Quite frankly, a FTX case study in an accounting class would be dull.
Not because debits and credits can make students’ eyes explode from boredom, but for a different reason.
A textbook example of embezzlement
I mean that a case study on FTX would be dull as in “not sophisticated”, to quote John Ray III, the replacement CEO of FTX, who famously led Enron’s bankruptcy and restructuring proceedings. In other words, it would not be worth anyone’s time because the moral could be conveyed with a simple statement: don’t embezzle money.
During last week’s Congressional hearing on FTX, Ray said that although the FTX fraud was unsophisticated, it was “worse than Enron” because:
there was absolutely no record keeping;
a multibillion dollar company used Quickbooks;
there was no independent board
Ray called this an “old school” fraud that was “sophisticated perhaps in the way they were able to sort of hide it from people, frankly, right in front of their eyes.”
Effective Altruism and celebrity endorsements
SBF successfully hid his evil intentions in two ways (I’m sure more will come to light as the investigation begins):
By pretending to be a “good” person, a white-knight and a savior, SBF won people’s trust and hid behind the facade of effective altruism.
By paying high-profile celebrities a lot of money to endorse FTX, creating an elaborately deceptive marketing and advertising campaign that featured the likes of Tom Brady, David Ortiz, Stephen Curry, Larry David, and Kevin O’Leary.
Gisele Bündchen, Tom Brady’s supermodel wife, was also one of FTX’s celebrity endorsers. According to her Wikipedia page, “Bündchen believes in astrology, manifestation, and witchcraft. According to Tom Brady, she has used these methods to successfully predict when he would win or lose the Super Bowl.”

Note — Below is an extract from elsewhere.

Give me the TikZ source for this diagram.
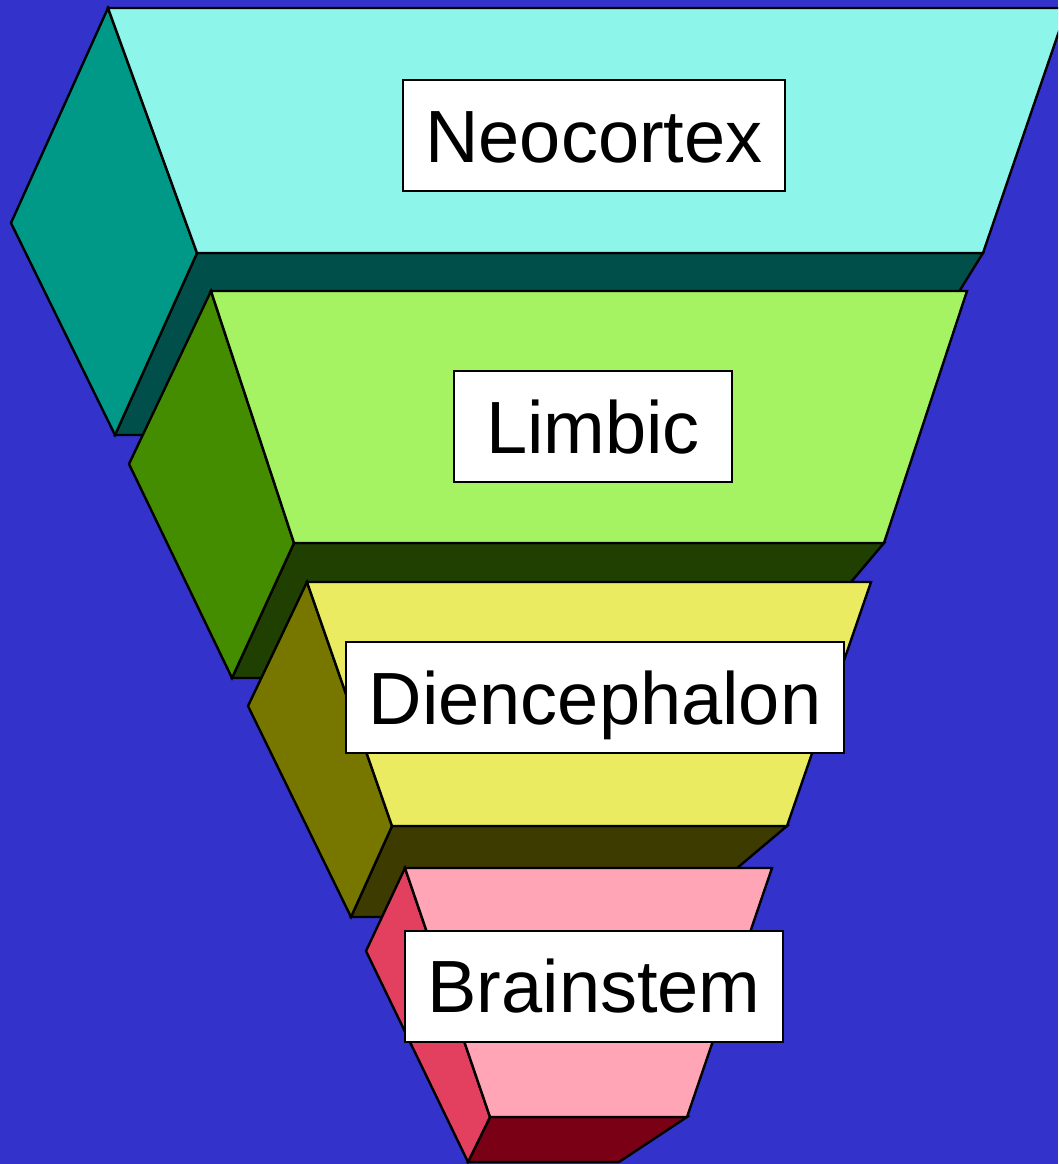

Come on, with those powers how could she have not predicted the collapse of FTX?!
Tweet, tweet, to 2023
As I was reading through a class-action lawsuit filed by Edwin Garrison, an attorney, against 20+ celebrity defendants (including Bündchen), I kept thinking about all of the Twitter screenshots embedded throughout the legal document, starting from the very first page.
You can’t make this up….
That got me thinking about how Twitter’s leader, Elon Musk, is an erratic, unstable, eccentric billionaire who, like SBF, seems to be on his own Muskian version of a self-incrimination tour.
And then I thought about how 2023 will be an interesting year (to say the least!).
Personally, I will probably start to seriously explore Mastodon (a free and open source social media platform) and Lens Protocol (a user-owned open social graph).
Stay safe out there, friends, and, as always, do your due diligence on crypto projects.